> [Task prompt]
The lines to extract run from the first line of the material below to the line containing "1.92e-3, 3.84e-3, 7.68e-3];", both included; leave the pictures behind.

───── Provided data ─────

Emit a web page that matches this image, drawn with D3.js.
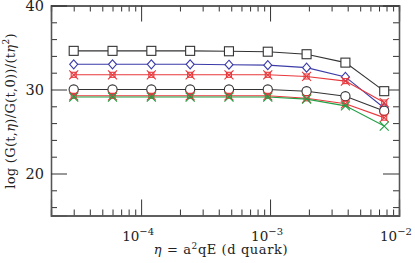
<!DOCTYPE html>
<style>
body { margin: 0; background: #fff; }
text { font-family: "DejaVu Serif", serif; fill: #222; }
.axis .domain { stroke: #555; stroke-width: 1.3; }
.axis line { stroke: #333; }
</style>
<body>
<svg width="415" height="263"></svg>
<script src="https://cdn.jsdelivr.net/npm/d3@7"></script>
<script>
// eta values (x)
var eta = [3e-5, 6e-5, 1.2e-4, 2.4e-4, 4.8e-4, 9.6e-4, 1.92e-3, 3.84e-3, 7.68e-3];

// series
var squares   = [34.6, 34.6, 34.6, 34.6, 34.55, 34.5, 34.2, 33.2, 29.8];
var diamonds  = [33.0, 33.0, 33.0, 33.0, 32.95, 32.9, 32.6, 31.5, 27.8];
var starsHigh = [31.75, 31.75, 31.75, 31.75, 31.75, 31.75, 31.55, 31.0, 28.45];
var circles   = [30.0, 30.0, 30.0, 30.0, 30.0, 30.0, 29.8, 29.2, 27.45];
var starsLow  = [29.25, 29.25, 29.25, 29.25, 29.25, 29.25, 28.95, 28.3, 26.65];
var crosses   = [29.1, 29.1, 29.1, 29.1, 29.1, 29.1, 28.85, 28.05, 25.65];

var yTicks = [20, 30, 40];
var xTicks = [1e-4, 1e-3, 1e-2];
var xTickExp = ["4", "3", "2"];

var series = [
  {vals: squares,   color: "#333", shape: "square"},
  {vals: diamonds,  color: "#3b3ba8", shape: "diamond"},
  {vals: starsHigh, color: "#e8383c", shape: "star"},
  {vals: circles,   color: "#333", shape: "circle"},
  {vals: starsLow,  color: "#e8383c", shape: "star"},
  {vals: crosses,   color: "#22a045", shape: "cross"}
];

var svg = d3.select("svg"),
    margin = {top: 5.5, right: 16, bottom: 47.5, left: 51},
    width = 415 - margin.left - margin.right,
    height = 263 - margin.top - margin.bottom,
    g = svg.append("g").attr("transform", "translate(" + margin.left + "," + margin.top + ")");

var x = d3.scaleLog().domain([2e-5, 1e-2]).range([0, width]);
var y = d3.scaleLinear().domain([15, 40]).range([height, 0]);

// minor ticks
var xMinor = [];
[1e-5, 1e-4, 1e-3].forEach(function(dec) {
  for (var k = 2; k < 10; k++) {
    var v = dec * k;
    if (v >= 2e-5 && v <= 1e-2) xMinor.push(v);
  }
});
var yMinor = d3.range(16, 40, 2).filter(function(v) { return v % 10 != 0; });

function axes(axisFn, scale, vals, size, transform) {
  g.append("g").attr("class", "axis").attr("transform", transform)
    .call(axisFn(scale).tickValues(vals).tickSize(size).tickFormat(""));
}
axes(d3.axisBottom, x, xMinor, -6, "translate(0," + height + ")");
axes(d3.axisBottom, x, xTicks, -16, "translate(0," + height + ")");
axes(d3.axisTop, x, xMinor, -6, "translate(0,0)");
axes(d3.axisTop, x, xTicks, -16, "translate(0,0)");
axes(d3.axisLeft, y, yMinor, -6, "translate(0,0)");
axes(d3.axisLeft, y, yTicks, -16, "translate(0,0)");
axes(d3.axisRight, y, yMinor, -6, "translate(" + width + ",0)");
axes(d3.axisRight, y, yTicks, -16, "translate(" + width + ",0)");

// y tick labels
g.selectAll(".ylab").data(yTicks).enter().append("text")
  .attr("x", -7).attr("y", function(d) { return y(d); })
  .attr("dy", "0.38em").attr("text-anchor", "end")
  .attr("font-size", 14.5).text(function(d) { return d; });

// x tick labels
var xl = g.selectAll(".xlab").data(xTicks).enter().append("text")
  .attr("x", function(d) { return x(d) - 3; }).attr("y", height + 25)
  .attr("text-anchor", "middle").attr("font-size", 13.5);
xl.append("tspan").text("10");
xl.append("tspan").attr("dy", -6).attr("font-size", 10).text(function(d, i) { return "\u2212" + xTickExp[i]; });

// axis titles
var xt = svg.append("text").attr("x", 221).attr("y", 254).attr("text-anchor", "middle")
  .attr("font-size", 13).attr("letter-spacing", 0.6);
xt.append("tspan").attr("font-style", "italic").text("\u03b7");
xt.append("tspan").text(" = a");
xt.append("tspan").attr("dy", -5).attr("font-size", 9).text("2");
xt.append("tspan").attr("dy", 5).text("qE (d quark)");

var yt = svg.append("text").attr("transform", "translate(15,111) rotate(-90)")
  .attr("text-anchor", "middle").attr("font-size", 13).attr("letter-spacing", 0.3);
yt.append("tspan").text("log (G(t,");
yt.append("tspan").attr("font-style", "italic").text("\u03b7");
yt.append("tspan").text(")/G(t,0))/(t");
yt.append("tspan").attr("font-style", "italic").text("\u03b7");
yt.append("tspan").attr("dy", -6).attr("font-size", 9).text("2");
yt.append("tspan").attr("dy", 6).text(")");

var line = d3.line().x(function(d, i) { return x(eta[i]); }).y(function(d) { return y(d); });

series.forEach(function(s) {
  g.append("path").datum(s.vals)
    .attr("fill", "none").attr("stroke", s.color).attr("stroke-width", 1.1)
    .attr("d", line);
  var m = g.append("g").selectAll("g").data(s.vals).enter().append("g")
    .attr("transform", function(d, i) { return "translate(" + x(eta[i]) + "," + y(d) + ")"; })
    .attr("fill", "#fff").attr("stroke", s.color).attr("stroke-width", 1.1);
  if (s.shape == "square") m.append("rect").attr("x", -4.5).attr("y", -4.5).attr("width", 9).attr("height", 9);
  if (s.shape == "circle") m.append("circle").attr("r", 4.6);
  if (s.shape == "diamond") m.append("path").attr("d", "M0,-4.5L4,0L0,4.5L-4,0Z");
  if (s.shape == "star") {
    m.append("rect").attr("x", -2.5).attr("y", -2.5).attr("width", 5).attr("height", 5).attr("fill", "none");
    m.append("path").attr("d", "M-4.5,-4.5L4.5,4.5M-4.5,4.5L4.5,-4.5");
  }
  if (s.shape == "cross") m.append("path").attr("d", "M-4.5,-4.5L4.5,4.5M-4.5,4.5L4.5,-4.5");
});
</script>
</body>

─────

> [Output]
Emit a web page that matches this image, drawn with D3.js.
<!DOCTYPE html>
<style>
body { margin: 0; background: #fff; }
text { font-family: "DejaVu Serif", serif; fill: #222; }
.axis .domain { stroke: #555; stroke-width: 1.3; }
.axis line { stroke: #333; }
</style>
<body>
<svg width="415" height="263"></svg>
<script src="https://cdn.jsdelivr.net/npm/d3@7"></script>
<script>
// eta values (x)
var eta = [3e-5, 6e-5, 1.2e-4, 2.4e-4, 4.8e-4, 9.6e-4, 1.92e-3, 3.84e-3, 7.68e-3];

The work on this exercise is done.